Teaching for a Global Virginia

Culture & Identity | Global Virginia | VFH News

By Karenne Wood

Students heading back to school this year will benefit from new educational resources developed by Virginia Foundation for the Humanities (VFH) and its partners, which will help teachers and students better understand the history of Latin American immigration, immigrant experiences, and the challenges and opportunities presented by immigration.

State of Many Nations program at the 2016 VA Festival of the Book. Photo by Pat Jarrett/VFH Staff
State of Many Nations program at the 2016 VA Festival of the Book. Photo by Pat Jarrett/VFH Staff

A grant from the National Endowment for the Humanities earlier this year, for a VFH project entitled “State of Many Nations,” provided funds for two new teachers’ guides, in addition to six regional public programs in key locations throughout Virginia, and a slate of book programs at VFH’s Virginia Festival of the Book last spring, all tied to themes of immigration and immigrant experiences.

The new teacher guides, geared toward middle- and high-school teachers, revolve around a powerful documentary film, Harvest of Empire: The Untold Story of Latinos in America. Different versions of the teacher guides were produced to relate the material to both the Virginia Standards of Learning in social studies, and the Common Core national standards. Each guide is organized into chapters that focus on the political and economic histories of Mexico and countries in the Caribbean and Central America that have large immigrant populations in the United States. Five lesson plans use clips from Harvest of Empire as a starting point for discussion, research, and reflection. These lessons make connections across place and time, delve into current immigration debate and policy, and help to build empathy. Compelling student activities are provided to reinforce each lesson through simulation and reflection. Lessons can also be modified for English as a Second Language (ESL) learners.

An Excerpt From the Teachers’ Guide:

“Today, Latino children represent the largest and fastest-growing minority population in the nation’s public schools. Some 25 percent of all the children in the U.S. are Latino, and census figures estimate that more than 500,000 young Latinos will turn 18 every year — for the next 20 years. As one of the country’s largest immigrant gateways, the Washington metropolitan area has experienced similar growth. In fact, the number of Latinos in the region increased a startling 98 percent since 2000, and nearly 200,000 Latino children are currently attending public schools throughout the region.

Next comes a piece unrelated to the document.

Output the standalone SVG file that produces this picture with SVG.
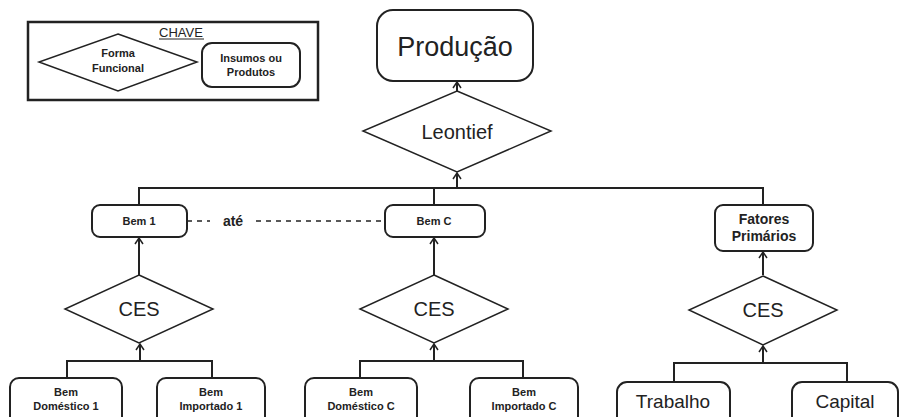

Learning how the living history portrayed in Harvest of Empire impacts Central American students in the classroom today is of vital importance for any teacher, counselor, or school-based administrator. By using selected segments from the film, educators and students can better understand the migration story of their community and open an enlightening window into the unique Central American family dynamic that affects Latino academic achievement, graduation rates, and parental involvement.”

Man walking along the US Mexico border - Courtesy Eduardo López
Man walking along the US Mexico border – Courtesy Eduardo López

The roots of this project extend back to an institute for Arlington County teachers on the subject of Latino immigration in the U.S., presented by VFH in November 2014, in cooperation with Arlington County Public Schools.  One of the presenters in this institute was Eduardo López, co-producer of Harvest of Empire.  A subsequent VFH grant, awarded to EVS Communications, supported development of an online version of the current Virginia guide.  The original guide was produced by a team that included Mr. López, curriculum developer Julia Hainer-Violand, and three of the Arlington teachers who had participated in the 2014 institute.

Copies of the Virginia guide will be available at the National Council on the Social Studies Annual Conference, to be held December 2-4, 2016, in Washington, DC. They will be given to Virginia teachers in middle and high schools. Both the Virginia guide and the national version aligned to Common Core standards are available for download below.

Download the Guides

Harvest of Empire_2016 Teacher's Guide_Virginia-1
Virginia Teachers’ Guide (pdf)
Harvest of Empire_2016 Teacher's Guide_National-1
National Teachers’ Guide (pdf)

The partners in this project at VFH and in Arlington County are hoping that the guides will begin dialogues in classrooms throughout the country that can lead to a deeper and more nuanced understanding of Latino immigration experiences and the changing face of America.